Honestly, I look at things like this and shake my head a little bit.
3:02
There's something like 80 million in the fund, which charges 90 basis points, so I get not wanting to just shut it down and launch a new one.
And I supposed at least there's SOME throughline between the old strategy and the new strategy (as opposed to what happened when LARE became MJ, shifting from latin american real estate to pot)
But if I were a holder in this fund, I'd be very skeptical.
3:03
SHould you instantly sell? Well no.  But I worry a lot of investors just may not even NOTICE.
Which is really awful.
And if your an advisor, things like this are a real communications nightmare.
3:04
So the answer is: do the research and decide if you like the new fund, I suppose, but it all seems sad and unfortunate to me honestly.
Tony L.
3:04
Are ETFs necessarily more liquid today than they were, say, 5 years ago?
Dave Nadig
3:04
Great question!
A few ways to answer it -- there is definitely more money changing hands every day overall, across the ETF market, then there was 5 years ago.
But more interesting to me is how thats spread out.
If you look at SPY for instance.
3:05
It's average volume hasn't budged much -- around 80m shares on an average day.
but the further afield you go, the more you see the volume upticks.
so look at something like EFA (ishares developed markets fund)
3:06
Now it trades about 20m on an average day, twice what it did 5 years ago.
and you go through the top 50 ETFs by size, you see that everywhere.
You now have to go pretty far down the list -- hundreds of etfs -- to find ETFs trading less than 50k shares -- which is great for investors obviously.
Sergio Ianni
3:07
Is there anyone proposing ETF 'baskets' that are predesigned and managed based on algorithms and parameters that remain fixed as markets change? For example, someone who anticipated the interest rates increase by the Fed and the slowdown in stocks after 10 yrs of uninterrupted growth?

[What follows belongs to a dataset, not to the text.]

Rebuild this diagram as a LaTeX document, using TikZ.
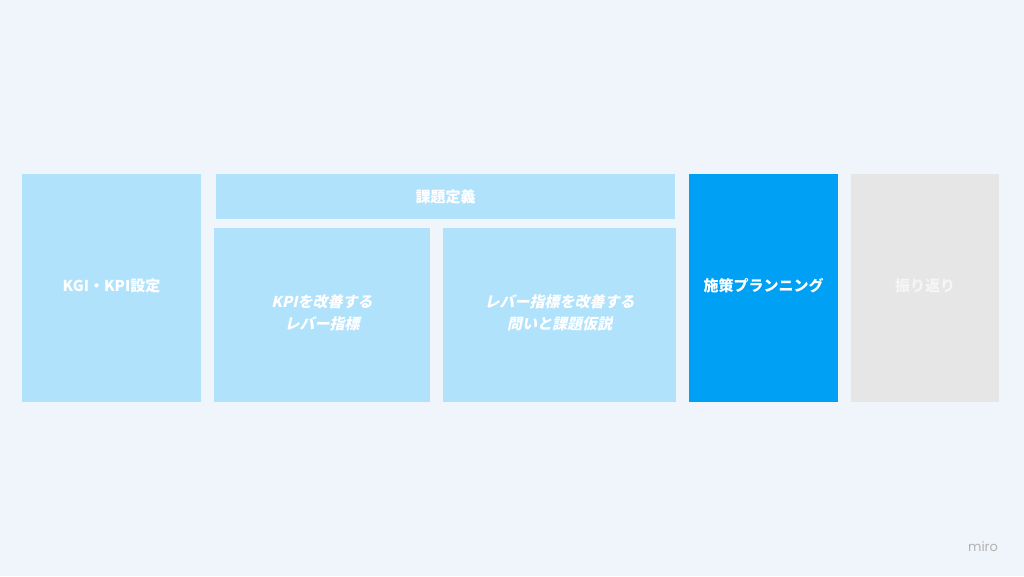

Thanks
Dave Nadig
3:07
So, lots of folks run algorithmic ETF baskets, that's essentially what all robo advisors do.
3:08
And there are a whole separate group of folks we used to call ETF Strategists who either with an algo or with a human do the same thing.
There are literally hundreds of them, and the often eithe rtake money directly, as advisors, or sell their models to other advisors, who lean on them.
3:09
I don't off the top of my head know if any of them have specifically "called a top" a week or two ago.  I am sure SOMEONE did, and we'll see them on CNBC being heralded as a genius if we have a sustained bear market.
but the problem, as always, is the odds you found that person BEFORE the market turned is vanishingly small.
T. Frank
3:09
Are all ETFs "set-and-forget" like most equities, that you're supposed to just sit on til retirement, or do you have to keep a daily eye on them, to see if trades are warranted?
Dave Nadig
3:10
So, there's NOTHING about ETF's that is inherently set and forget.
From an exposure perspective, there's no difference (really) between buying SPY, buying the Vanguard S&P 500 index mutual fund, or taking your multimillion dollar account somewhere and having them manage a separate account
3:11
its all exposure to the S&P 500.  If you think you can set and forget it in one wrapper, you can set it and forget it in the other.
Certainly there are very low risk ETFs (say, a near-cash ETF like MINT or something) where you don't need to pay much attention
but there are also triple leveraged oil ETFs which you probably should be watching intraday as a trader.
3:12
So theres no once size fits all answer there -- focus on the exposure, not the wrapper, and then ask yourself what would cause you to make a trade.